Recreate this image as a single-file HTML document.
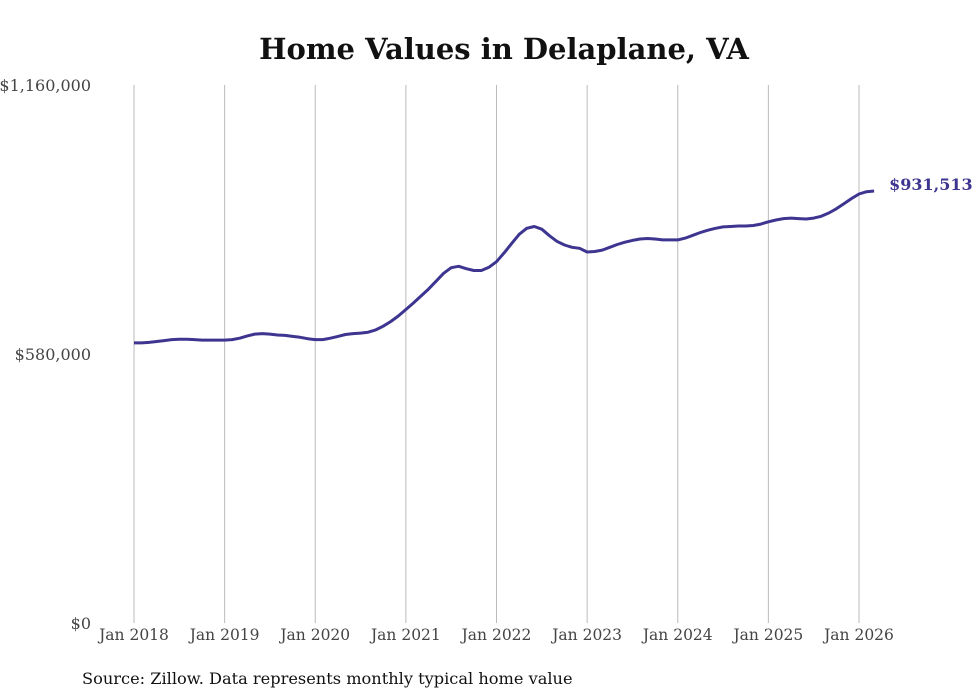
<!DOCTYPE html>
<html><head><meta charset="utf-8">
<style>
body{margin:0;background:#fff;width:980px;height:699px;overflow:hidden;font-family:"DejaVu Serif","Liberation Serif",serif;}
svg{display:block}
</style></head>
<body>
<svg id="chart" width="980" height="699">
<text x="504" y="59" text-anchor="middle" font-size="29" font-weight="bold" fill="#111">Home Values in Delaplane, VA</text>
<g id="grid"></g><g id="yaxis"></g><g id="xaxis"></g>
<path id="line" fill="none" stroke="#3d3590" stroke-width="3" stroke-linejoin="round"/>
<text id="endlabel" font-size="16" font-weight="bold" fill="#3d3590"></text>
<text x="82" y="684" font-size="16.2" fill="#111">Source: Zillow. Data represents monthly typical home value</text>
</svg>
<script>
const yearLabels=["Jan 2018","Jan 2019","Jan 2020","Jan 2021","Jan 2022","Jan 2023","Jan 2024","Jan 2025","Jan 2026"];
const yTicks=[0,580000,1160000];
const yTickLabels=["$0","$580,000","$1,160,000"];
const values=[604,604,605,607,609,611,612,612,611,610,610,610,
610,611,614,619,623,624,623,621,620,618,616,613,
611,611,614,618,622,624,625,627,632,640,650,662,
676,690,705,720,737,754,766,769,764,760,760,767,
779,798,818,838,851,855,849,835,823,815,810,808,
800,801,804,810,816,821,825,828,829,828,826,826,
826,830,836,842,847,851,854,855,856,856,857,860,
865,869,872,873,872,871,873,877,884,893,904,915,
925,930,931.513].map(v=>v*1000);
const endLabel="$931,513";
const NS="http://www.w3.org/2000/svg";
const x=m=>134+m*(725/96);
const y=v=>623-v*(538/1160000);
const grid=document.getElementById('grid'),xa=document.getElementById('xaxis'),ya=document.getElementById('yaxis');
yearLabels.forEach((l,i)=>{
 const gx=x(i*12);
 const ln=document.createElementNS(NS,'line');
 
 
 ln.setAttribute('x1',gx);ln.setAttribute('x2',gx);ln.setAttribute('y1',85);ln.setAttribute('y2',623);
 ln.setAttribute('stroke','#bbb');ln.setAttribute('stroke-width','1');grid.appendChild(ln);
 const t=document.createElementNS(NS,'text');
 
 
 t.setAttribute('x',gx);t.setAttribute('y',640);t.setAttribute('text-anchor','middle');
 t.setAttribute('font-size','15.5');t.setAttribute('fill','#444');t.textContent=l;xa.appendChild(t);
});
yTicks.forEach((v,i)=>{
 const t=document.createElementNS(NS,'text');
 
 
 t.setAttribute('x',91);t.setAttribute('y',y(v)+6);t.setAttribute('text-anchor','end');
 t.setAttribute('font-size','16');t.setAttribute('fill','#444');t.textContent=yTickLabels[i];ya.appendChild(t);
});
document.getElementById('line').setAttribute('d',values.map((v,i)=>(i?'L':'M')+x(i).toFixed(1)+','+y(v).toFixed(1)).join(''));
const el=document.getElementById('endlabel');
const last=values.length-1;
el.setAttribute('x',x(last)+15);el.setAttribute('y',y(values[last])-1);el.textContent=endLabel;
</script>
</body></html>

========================================================================

## TASK BRIEF
Each line of the material must be retyped exactly, except that images are omitted.

## FINISHED ANSWER
Recreate this image as a single-file HTML document.
<!DOCTYPE html>
<html><head><meta charset="utf-8">
<style>
body{margin:0;background:#fff;width:980px;height:699px;overflow:hidden;font-family:"DejaVu Serif","Liberation Serif",serif;}
svg{display:block}
</style></head>
<body>
<svg id="chart" width="980" height="699">
<text x="504" y="59" text-anchor="middle" font-size="29" font-weight="bold" fill="#111">Home Values in Delaplane, VA</text>
<g id="grid"></g><g id="yaxis"></g><g id="xaxis"></g>
<path id="line" fill="none" stroke="#3d3590" stroke-width="3" stroke-linejoin="round"/>
<text id="endlabel" font-size="16" font-weight="bold" fill="#3d3590"></text>
<text x="82" y="684" font-size="16.2" fill="#111">Source: Zillow. Data represents monthly typical home value</text>
</svg>
<script>
const yearLabels=["Jan 2018","Jan 2019","Jan 2020","Jan 2021","Jan 2022","Jan 2023","Jan 2024","Jan 2025","Jan 2026"];
const yTicks=[0,580000,1160000];
const yTickLabels=["$0","$580,000","$1,160,000"];
const values=[604,604,605,607,609,611,612,612,611,610,610,610,
610,611,614,619,623,624,623,621,620,618,616,613,
611,611,614,618,622,624,625,627,632,640,650,662,
676,690,705,720,737,754,766,769,764,760,760,767,
779,798,818,838,851,855,849,835,823,815,810,808,
800,801,804,810,816,821,825,828,829,828,826,826,
826,830,836,842,847,851,854,855,856,856,857,860,
865,869,872,873,872,871,873,877,884,893,904,915,
925,930,931.513].map(v=>v*1000);
const endLabel="$931,513";
const NS="http://www.w3.org/2000/svg";
const x=m=>134+m*(725/96);
const y=v=>623-v*(538/1160000);
const grid=document.getElementById('grid'),xa=document.getElementById('xaxis'),ya=document.getElementById('yaxis');
yearLabels.forEach((l,i)=>{
 const gx=x(i*12);
 const ln=document.createElementNS(NS,'line');
 
 
 ln.setAttribute('x1',gx);ln.setAttribute('x2',gx);ln.setAttribute('y1',85);ln.setAttribute('y2',623);
 ln.setAttribute('stroke','#bbb');ln.setAttribute('stroke-width','1');grid.appendChild(ln);
 const t=document.createElementNS(NS,'text');
 
 
 t.setAttribute('x',gx);t.setAttribute('y',640);t.setAttribute('text-anchor','middle');
 t.setAttribute('font-size','15.5');t.setAttribute('fill','#444');t.textContent=l;xa.appendChild(t);
});
yTicks.forEach((v,i)=>{
 const t=document.createElementNS(NS,'text');
 
 
 t.setAttribute('x',91);t.setAttribute('y',y(v)+6);t.setAttribute('text-anchor','end');
 t.setAttribute('font-size','16');t.setAttribute('fill','#444');t.textContent=yTickLabels[i];ya.appendChild(t);
});
document.getElementById('line').setAttribute('d',values.map((v,i)=>(i?'L':'M')+x(i).toFixed(1)+','+y(v).toFixed(1)).join(''));
const el=document.getElementById('endlabel');
const last=values.length-1;
el.setAttribute('x',x(last)+15);el.setAttribute('y',y(values[last])-1);el.textContent=endLabel;
</script>
</body></html>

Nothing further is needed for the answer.